South Korean leader wins Nobel Peace Prize
Kim Dae Jung, a former dissident and political prisoner who survived abduction and death sentences to become South Korean President, won the Nobel Peace Prize yesterday for his work in bringing about the remarkable reconciliation with the Stalinist government of North Korea.
Kim Dae Jung, a former dissident and political prisoner who survived abduction and death sentences to become South Korean President, won the Nobel Peace Prize yesterday for his work in bringing about the remarkable reconciliation with the Stalinist government of North Korea.
"Kim Dae Jung has attempted to overcome more than 50 years of war and hostility between North and South Korea," said the citation, read out on behalf of the Nobel committee in Oslo. "His visit to North Korea gave impetus to a process which has reduced tension between the two countries. There may now be hope that the Cold War will also come to an end in Korea."
There was jubilation in the capital, Seoul, where crowds gathered in front of big screens to watch the announcement live on national television. The Unification Minister, Park Jae Kyu, said: "We regard the prize as representing the support of the whole world for a policy the President has consistently promoted to seek reconciliation and co-operation with North Korea."
President Kim's career has consisted of a series of heroic challenges to the status quo, but none has had more impact than his meeting in June with the North Korean leader, Kim Jong Il. For years, the two governments had existed in a state of war-like tension. Almost 2 million armed men faced one another across the demilitarised zone. Since the end of the Cold War in Europe, and with the collapse of North Korea's Stalinist economy, it was obvious which of the Koreas had come out on top.
But successive South Korean leaders found themselves unable to resist the temptation to engage in bitter exchanges. After his election in 1997, President Kim adopted the so-called sunshine policy, which sought to achieve peace through compromise, to the alarm of South Korean conservatives. The sight of the 74-year-old President Kim journeying to the northern capital, Pyongyang, in June was remarkable enough in itself. When the two former enemies were seen warmly embracing, all expectations were surpassed.
In August, reunions took place between families from the North and South divided by the 1950-53 Korean War.
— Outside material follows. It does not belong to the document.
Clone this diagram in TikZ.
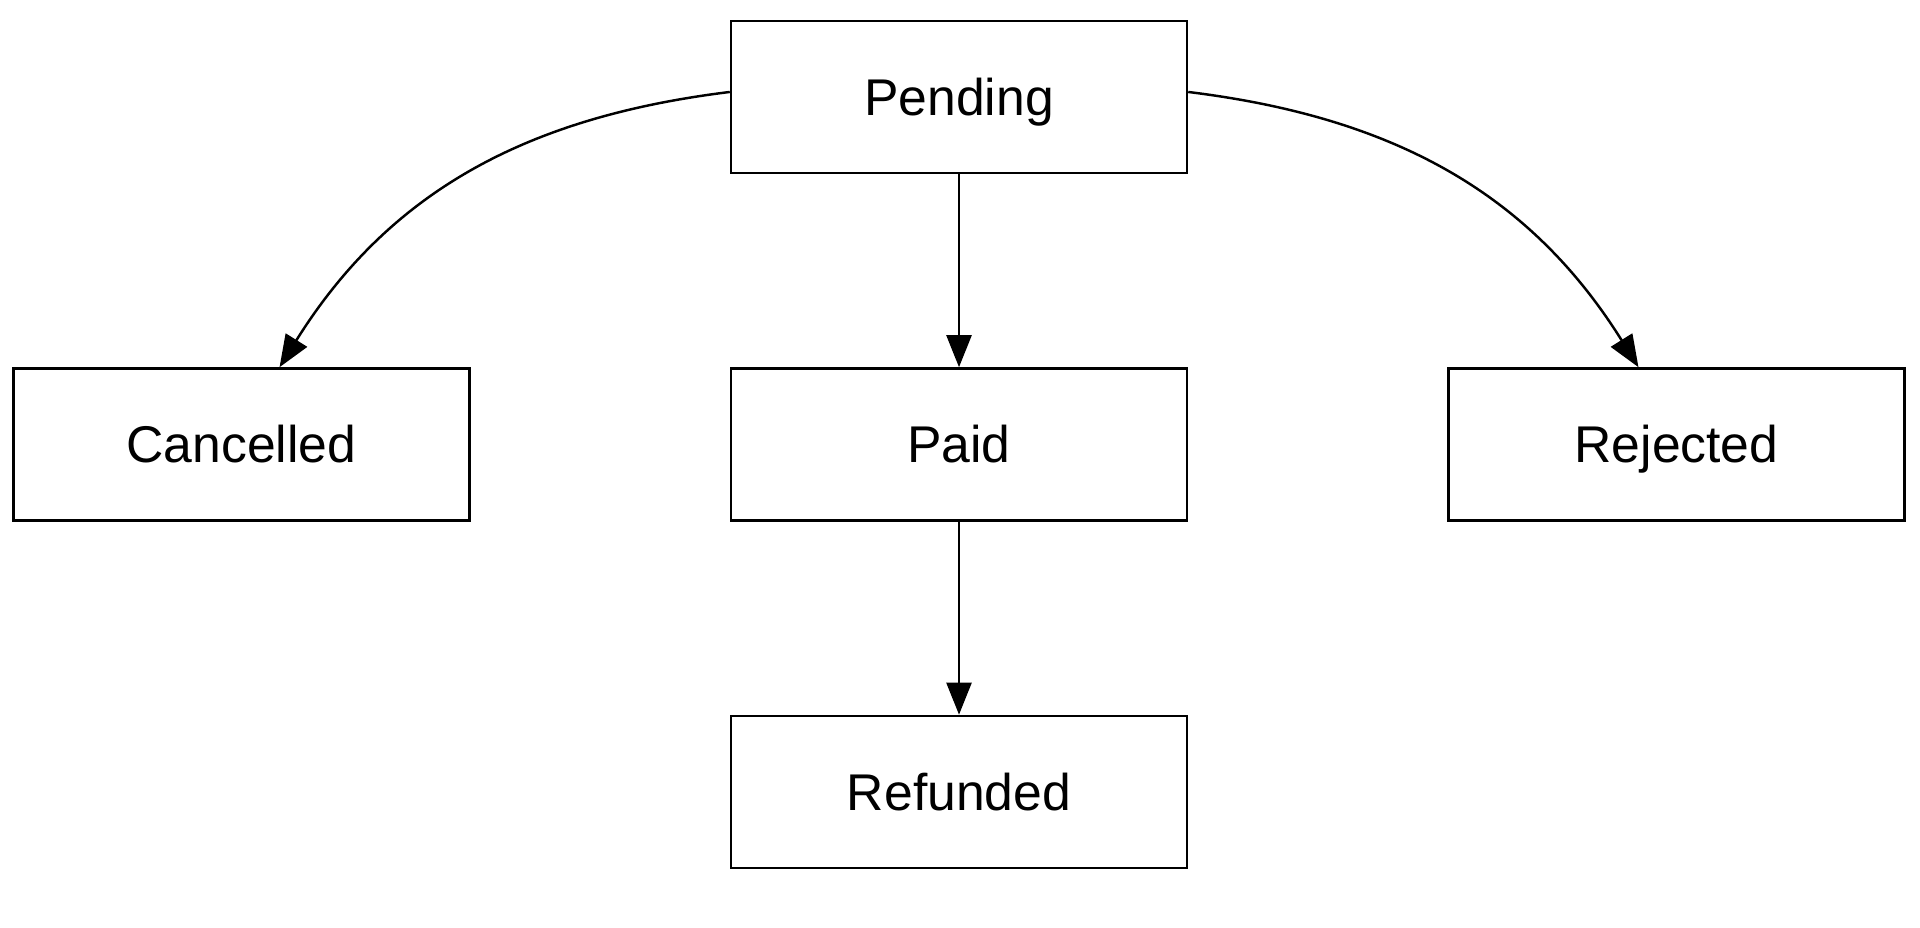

Officials from both sides have shuttled back and forth to discuss plans to reduce military tensions, relax investment restrictions and reopen a railway link across the border. At the opening ceremony for the Sydney Olympics, athletes from the North and South marched for the first time under a single flag.
Despite much excited talk in Seoul, full reunification between the two countries is still years away. But even if he fails to see it in his lifetime, Kim Dae Jung will be remembered as his country's greatest statesman, a man who laid to rest the policy of confrontation.
He became an MP in 1961, the era of Park Chung Hee, the most authoritarian of a series of generals who ruled South Korea. Over the next 25 years, his opposition to the military dictatorship brought him two death sentences, seven years of prison, four years of exile, 55 periods of house arrest and two attempts on his life.
The first of these, when his car was run down by a truck, left him with a limp. In the second, in 1973, he was abducted from a hotel in Tokyo by South Korean agents and awoke on a ship, bound to a weighted board that the kidnappers were about to push into the sea. At that point an aircraft - apparently belonging to the CIA - flew low overhead, and his life was mysteriously spared.